The Good Book Club: Reading the Gospel of Luke Together

by | Feb 8, 2018

Most of us, most of the time, feel left out—misfits. We don’t belong. Others seem to be so confident, so sure of themselves, “insiders” who know the ropes, old hands in a club from which we are excluded. . . . As Luke tells the story of Jesus, all of us who have found ourselves on the outside looking in on life with no hope of gaining entrance (and who of us hasn’t felt it?) now find the doors wide open, found and welcomed by God in Jesus.
Eugene Peterson

When was the last time you sat down and read from beginning to end one of the four accounts of Jesus’ life in the Bible?

If your answer is “I’ve never done that,” or “It’s been a long time,” join with me between now and this Sunday, February 11, in reading in its entirely the Gospel According to St. Luke. It won’t take long: each of the 24 chapters is only few pages.

Then, after you’ve finished reading the Gospel of Luke in this way, for breadth, start again on Sunday, this time reading for depth, a portion each day for the season of Lent.
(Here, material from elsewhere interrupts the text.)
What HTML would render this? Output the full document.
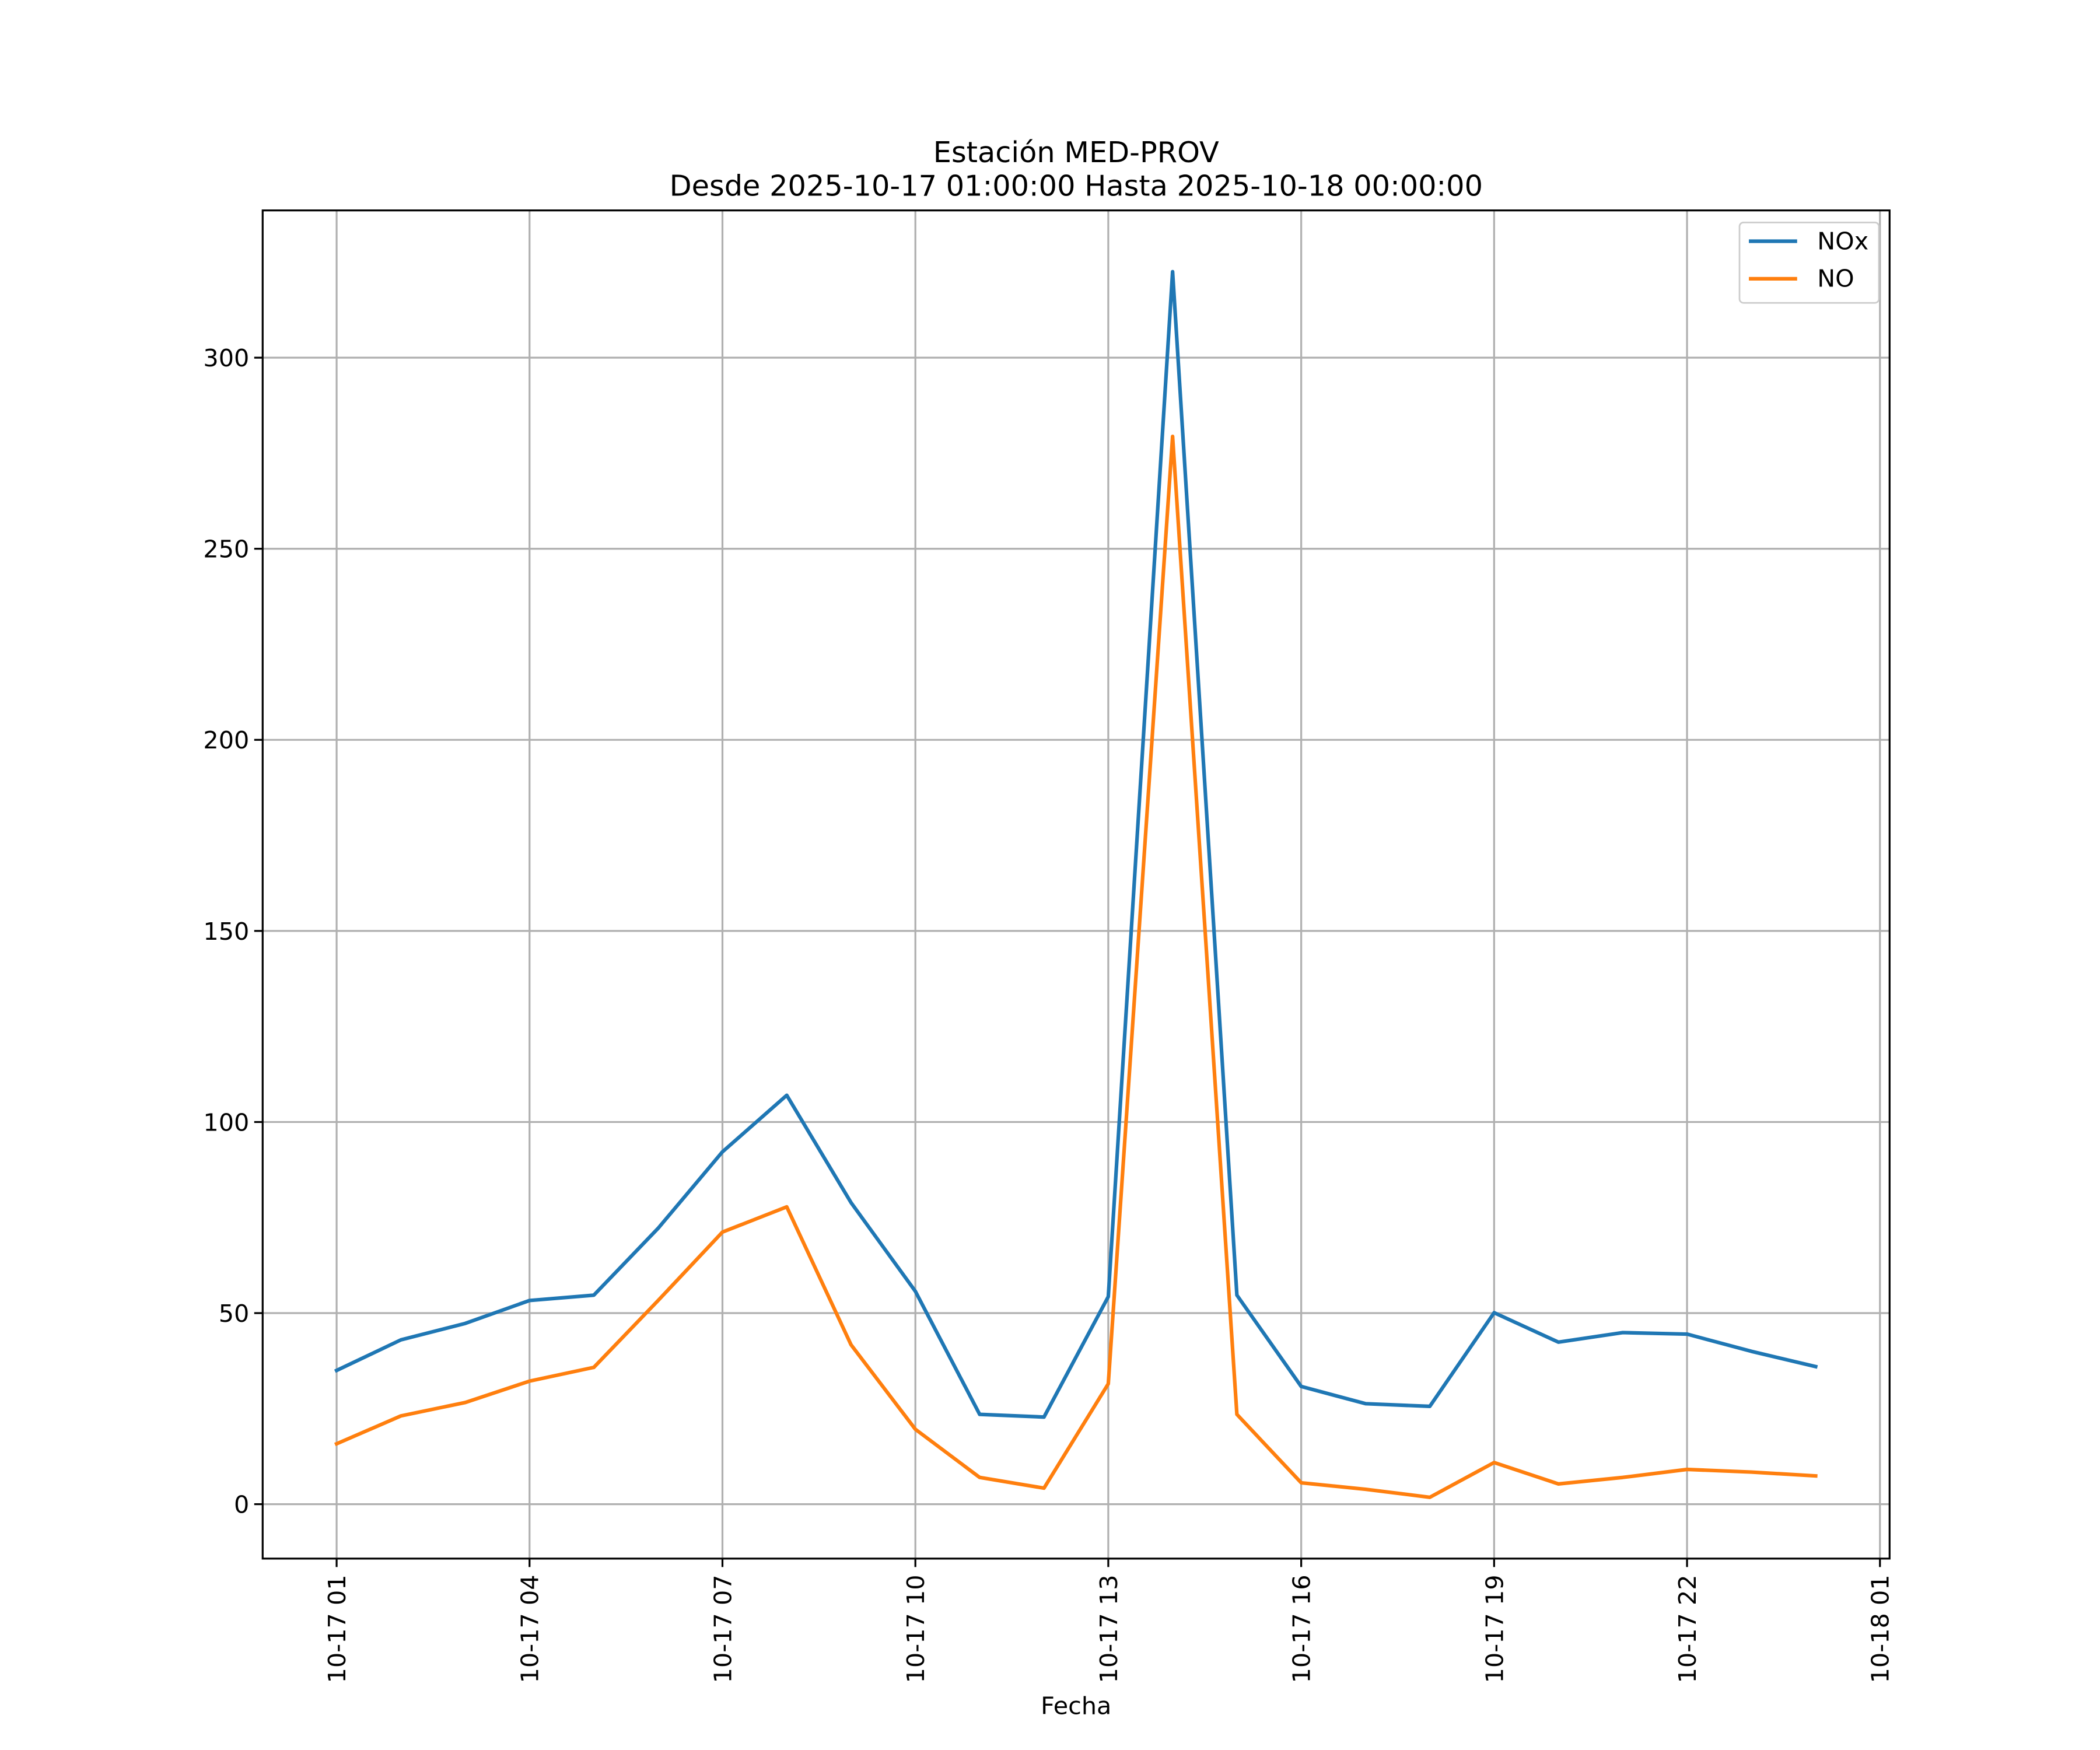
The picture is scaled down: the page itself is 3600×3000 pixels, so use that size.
<!DOCTYPE html>
<html><head><meta charset="utf-8"><style>html,body{margin:0;padding:0;background:#fff}svg{display:block}text{font-family:"DejaVu Sans","Liberation Sans",sans-serif;fill:#000}</style></head>
<body>
<svg id="chart" width="3600" height="3000" viewBox="0 0 1567 1305.83" xmlns="http://www.w3.org/2000/svg">
<rect width="1567" height="1306" fill="#fff"/>
<text x="803" y="121" text-anchor="middle" font-size="21.5">Estación MED-PROV</text>
<text x="803" y="146" text-anchor="middle" font-size="21.5">Desde 2025-10-17 01:00:00 Hasta 2025-10-18 00:00:00</text>
<g id="grid"></g><g id="series"></g><g id="ticks"></g>
<rect x="196" y="157" width="1214" height="1006" fill="none" stroke="#000" stroke-width="1.4"/>
<text x="803" y="1279" text-anchor="middle" font-size="18">Fecha</text>
<g>
<rect x="1298" y="166" width="104" height="60" rx="3" fill="#fff" fill-opacity="0.8" stroke="#ccc" stroke-width="1.2"/>
<line x1="1305" y1="180" x2="1341" y2="180" stroke="#1f77b4" stroke-width="2.7"/>
<text x="1356" y="186" font-size="18">NOx</text>
<line x1="1305" y1="208" x2="1341" y2="208" stroke="#ff7f0e" stroke-width="2.7"/>
<text x="1356" y="214" font-size="18">NO</text>
</g>
</svg>
<script>
const hours = [1,2,3,4,5,6,7,8,9,10,11,12,13,14,15,16,17,18,19,20,21,22,23,24];
const noxValues = [35,43,47.3,53.3,54.7,72.2,92.2,107,78.9,55.7,23.5,22.8,54.3,322.5,54.7,30.8,26.3,25.6,50.1,42.4,44.9,44.5,40,36];
const noValues = [15.8,23.1,26.6,32.2,35.8,53.3,71.2,77.8,41.7,19.6,7,4.2,31.5,279.4,23.5,5.6,3.9,1.8,10.9,5.3,7,9.1,8.4,7.4];
const yTicks = [0,50,100,150,200,250,300];
const xTickHours = [1,4,7,10,13,16,19,22,25];
const xTickLabels = ["10-17 01","10-17 04","10-17 07","10-17 10","10-17 13","10-17 16","10-17 19","10-17 22","10-18 01"];

const NS="http://www.w3.org/2000/svg";
const L=196,R=1410,T=157,B=1163;
const allV=noxValues.concat(noValues);
const vmin=Math.min(...allV),vmax=Math.max(...allV),vr=vmax-vmin;
const y0=vmin-0.05*vr,y1=vmax+0.05*vr;
const hmin=Math.min(...hours),hmax=Math.max(...hours),hr=hmax-hmin;
const x0=hmin-0.05*hr,x1=hmax+0.05*hr;
const sx=h=>L+(h-x0)/(x1-x0)*(R-L);
const sy=v=>B-(v-y0)/(y1-y0)*(B-T);
function mk(tag,attrs,parent){const e=document.createElementNS(NS,tag);for(const k in attrs)e.setAttribute(k,attrs[k]);parent.appendChild(e);return e;}
const grid=document.getElementById('grid'),ticks=document.getElementById('ticks'),series=document.getElementById('series');
yTicks.forEach(v=>{
  const y=sy(v);
  const g=mk('line',{x1:L,x2:R,y1:y,y2:y,stroke:'#b0b0b0','stroke-width':1.4},grid);
  
  
  const t=mk('line',{x1:L-6.3,x2:L,y1:y,y2:y,stroke:'#000','stroke-width':1.4},ticks);
  
  
  const tx=mk('text',{x:L-10,y:y+6.5,'text-anchor':'end','font-size':18},ticks);
  tx.textContent=v;
  
  
});
xTickHours.forEach((h,i)=>{
  const x=sx(h);
  const g=mk('line',{x1:x,x2:x,y1:T,y2:B,stroke:'#b0b0b0','stroke-width':1.4},grid);
  
  
  const t=mk('line',{x1:x,x2:x,y1:B,y2:B+6.3,stroke:'#000','stroke-width':1.4},ticks);
  
  
  const tx=mk('text',{x:0,y:0,'text-anchor':'end','font-size':18,transform:`translate(${x+6.5},${B+12}) rotate(-90)`},ticks);
  tx.textContent=xTickLabels[i];
  
  
});
function line(vals,color,name){
  const pts=hours.map((h,i)=>sx(h).toFixed(2)+','+sy(vals[i]).toFixed(2)).join(' ');
  const p=mk('polyline',{points:pts,fill:'none',stroke:color,'stroke-width':2.7,'stroke-linejoin':'round','stroke-linecap':'square'},series);
  
  
}
line(noxValues,'#1f77b4','nox-line');
line(noValues,'#ff7f0e','no-line');
</script>
</body></html>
Know that you’ll be joining Presiding Bishop Michael Curry and Episcopalians across the country (including your bishop) in a spiritual practice known as lectio divina, a prayerful engagement with Scripture that invites the Holy Spirit to speak to us through sacred texts. It involves not just reading the text, but deeply pondering the words and what they evoke in us, praying through them, and allowing the Spirit to quicken our hearts.
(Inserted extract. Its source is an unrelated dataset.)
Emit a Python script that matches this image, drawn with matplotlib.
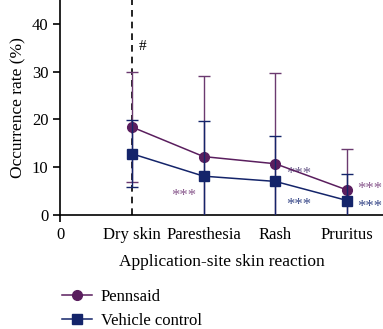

“The surest way to get into the presence of God is to get into the Word of God,” writes local pastor Mark Batterson. “It changes the way we think, the way we feel, the way we live, and the way we love.”

To make it easier for us, Forward Movement, an Episcopal organization dedicated to our spiritual growth, has produced a variety of resources including a schedule of daily readings and reflections.  
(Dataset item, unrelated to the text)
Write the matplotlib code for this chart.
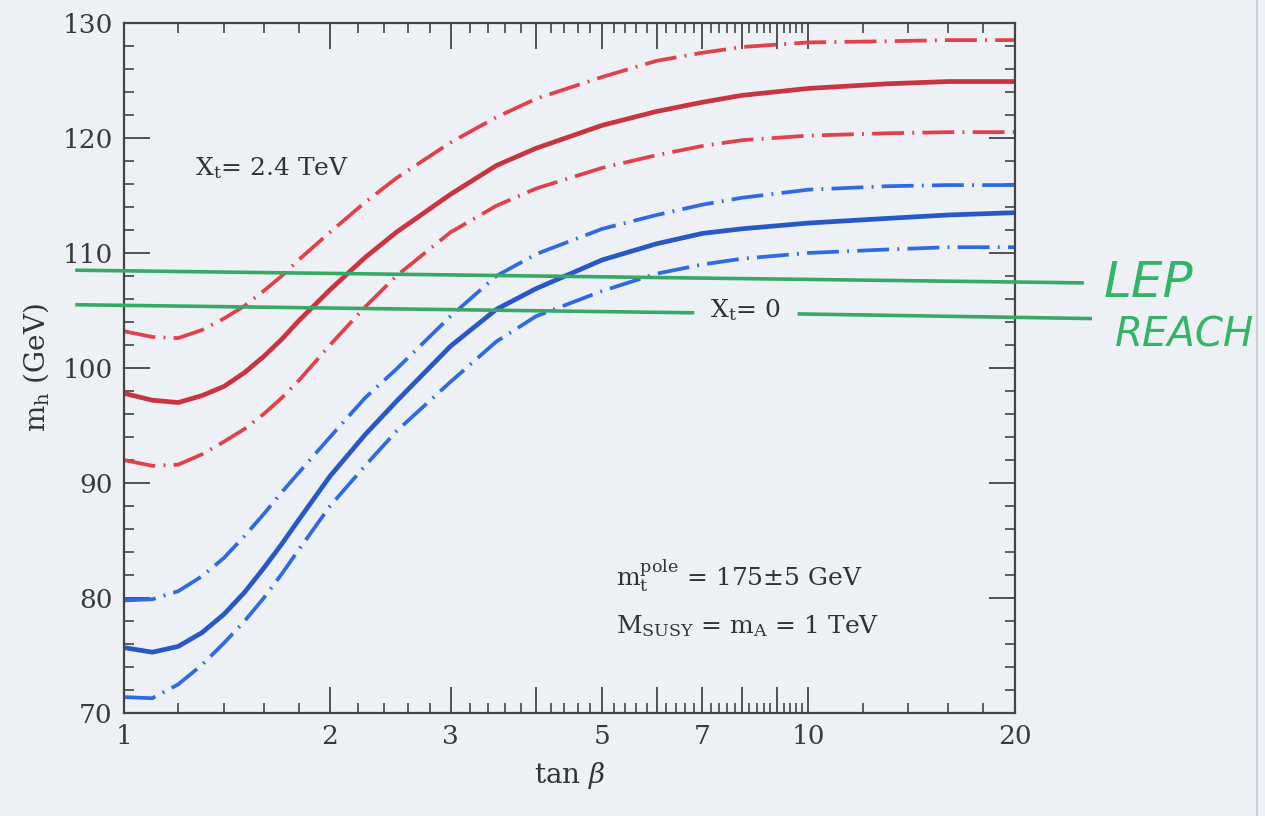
import numpy as np
import matplotlib
matplotlib.use('Agg')
from matplotlib import pyplot as plt
from matplotlib.ticker import FixedLocator, NullFormatter

plt.rcParams['font.family'] = 'DejaVu Serif'
plt.rcParams['mathtext.fontset'] = 'dejavuserif'

tanb = [1, 1.1, 1.2, 1.3, 1.4, 1.5, 1.6, 1.7, 1.8, 2, 2.25, 2.5, 3, 3.5, 4, 5, 6, 7, 8, 10, 13, 16, 20]

# X_t = 2.4 TeV (red): mt = 175 (solid), 180 (upper), 170 (lower)
red_mid = [97.8, 97.2, 97.0, 97.6, 98.4, 99.6, 101.0, 102.5, 104.1, 106.8, 109.6, 111.8, 115.1, 117.6,
           119.1, 121.1, 122.3, 123.1, 123.7, 124.3, 124.7, 124.9, 124.9]
red_hi = [103.2, 102.7, 102.6, 103.3, 104.3, 105.4, 106.7, 108.0, 109.4, 111.8, 114.4, 116.5, 119.6,
          121.8, 123.4, 125.3, 126.7, 127.4, 127.9, 128.3, 128.4, 128.5, 128.5]
red_lo = [92.0, 91.5, 91.6, 92.5, 93.6, 94.7, 96.0, 97.4, 98.9, 102.0, 105.3, 108.0, 111.8, 114.1,
          115.6, 117.4, 118.5, 119.3, 119.8, 120.2, 120.4, 120.5, 120.5]

# X_t = 0 (blue)
blue_mid = [75.7, 75.3, 75.8, 77.0, 78.6, 80.5, 82.6, 84.7, 86.8, 90.6, 94.2, 97.1, 101.9, 105.1,
            106.9, 109.4, 110.8, 111.7, 112.1, 112.6, 113.0, 113.3, 113.5]
blue_hi = [79.8, 79.9, 80.6, 81.9, 83.5, 85.4, 87.3, 89.2, 90.9, 94.0, 97.4, 99.9, 104.5, 108.0,
           109.9, 112.1, 113.3, 114.2, 114.8, 115.5, 115.8, 115.9, 115.9]
blue_lo = [71.4, 71.3, 72.5, 74.2, 76.1, 78.0, 80.0, 82.1, 84.2, 88.0, 91.5, 94.5, 98.8, 102.3,
           104.5, 106.7, 108.2, 109.0, 109.5, 110.0, 110.3, 110.5, 110.5]

# hand drawn LEP reach lines (slightly tilted)
lep_hi_x = [0.854, 25.1]
lep_hi_y = [108.5, 107.4]
lep_lo_x1 = [0.854, 6.77]
lep_lo_y1 = [105.5, 104.8]
lep_lo_x2 = [9.70, 25.8]
lep_lo_y2 = [104.7, 104.3]

xticks_lab = [1, 2, 3, 5, 7, 10, 20]

bg = '#edf1f6'
ink = '#333333'
fig = plt.figure(figsize=(12.65, 8.16), dpi=100, facecolor=bg)
ax = fig.add_axes([0.098, 0.126, 0.704, 0.846])
ax.set_facecolor(bg)

ax.set_xscale('log')
ax.set_xlim(1, 20)
ax.set_ylim(70, 130)

dd = (8.5, 2.2, 0.5, 2.2)
ax.plot(tanb, red_mid, color='#c8343f', lw=3.4, solid_joinstyle='round')
ax.plot(tanb, red_hi, color='#e2404a', lw=2.7, dashes=dd)
ax.plot(tanb, red_lo, color='#e2404a', lw=2.7, dashes=dd)
ax.plot(tanb, blue_mid, color='#2758c4', lw=3.4, solid_joinstyle='round')
ax.plot(tanb, blue_hi, color='#2f6ae0', lw=2.7, dashes=dd)
ax.plot(tanb, blue_lo, color='#2f6ae0', lw=2.7, dashes=dd)

green = '#3aa865'
for xs, ys in [(lep_hi_x, lep_hi_y), (lep_lo_x1, lep_lo_y1), (lep_lo_x2, lep_lo_y2)]:
    ax.plot(xs, ys, color=green, lw=2.6, clip_on=False, zorder=4)

ax.text(27.0, 107.4, 'LEP', color='#34b467', fontsize=36, family='DejaVu Sans',
        style='italic', va='center', ha='left', clip_on=False)
ax.text(28.0, 102.9, 'REACH', color='#34b467', fontsize=29, family='DejaVu Sans',
        style='italic', va='center', ha='left', clip_on=False)

ax.text(1.27, 117.4, r'$\mathrm{X_t}$= 2.4 TeV', fontsize=18, color=ink, va='center')
ax.text(7.17, 105.0, r'$\mathrm{X_t}$= 0', fontsize=18, color=ink, va='center')
ax.text(5.23, 81.9, r'$\mathrm{m_t^{pole}}$ = 175$\pm$5 GeV', fontsize=18, color=ink, va='center')
ax.text(5.23, 77.6, r'$\mathrm{M_{SUSY}}$ = $\mathrm{m_A}$ = 1 TeV', fontsize=18, color=ink, va='center')

# ticks
major_x = list(range(1, 11)) + [20]
minor_x = [i + k * 0.2 for i in range(1, 10) for k in range(1, 5)] + [12, 14, 16, 18]
ax.xaxis.set_major_locator(FixedLocator(major_x))
ax.xaxis.set_minor_locator(FixedLocator(minor_x))
ax.xaxis.set_minor_formatter(NullFormatter())
ax.set_xticks(major_x)
ax.set_xticklabels([str(v) if v in xticks_lab else '' for v in major_x])
ax.set_yticks(np.arange(70, 131, 10))
ax.set_yticks(np.arange(70, 131, 2), minor=True)

ax.tick_params(which='both', direction='in', top=True, right=True, color='#444444')
ax.tick_params(which='major', length=19, width=1.3, labelsize=19, labelcolor='#3a3a3a', pad=8)
ax.tick_params(which='minor', length=7, width=1.2)
for s in ax.spines.values():
    s.set_color('#444444')
    s.set_linewidth(1.6)

ax.set_xlabel(r'tan $\beta$', fontsize=20, color=ink, labelpad=8)
ax.set_ylabel(r'$\mathrm{m_h}$ (GeV)', fontsize=20, color=ink, labelpad=8)

# page edge of the scan
fig.add_artist(plt.Line2D([0.994, 0.994], [0, 1], color='#c9cfd6', lw=1.5))

fig.savefig('out.png', dpi=100, facecolor=bg)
Once we finish Luke, we’re encouraged to read Part Two of this great story, as told in the Book of Acts. That’s the invitation for the Easter Season, and I’m on board for that as well.

But for now, as we enter Lent, the sacred season patterned on Jesus’ 40 days of prayer and fasting in the wilderness, will you join me and others across our church in reading the Gospel of Luke? I wonder how God might move in each of us, and in all of us together, as we commit to this spiritual practice together.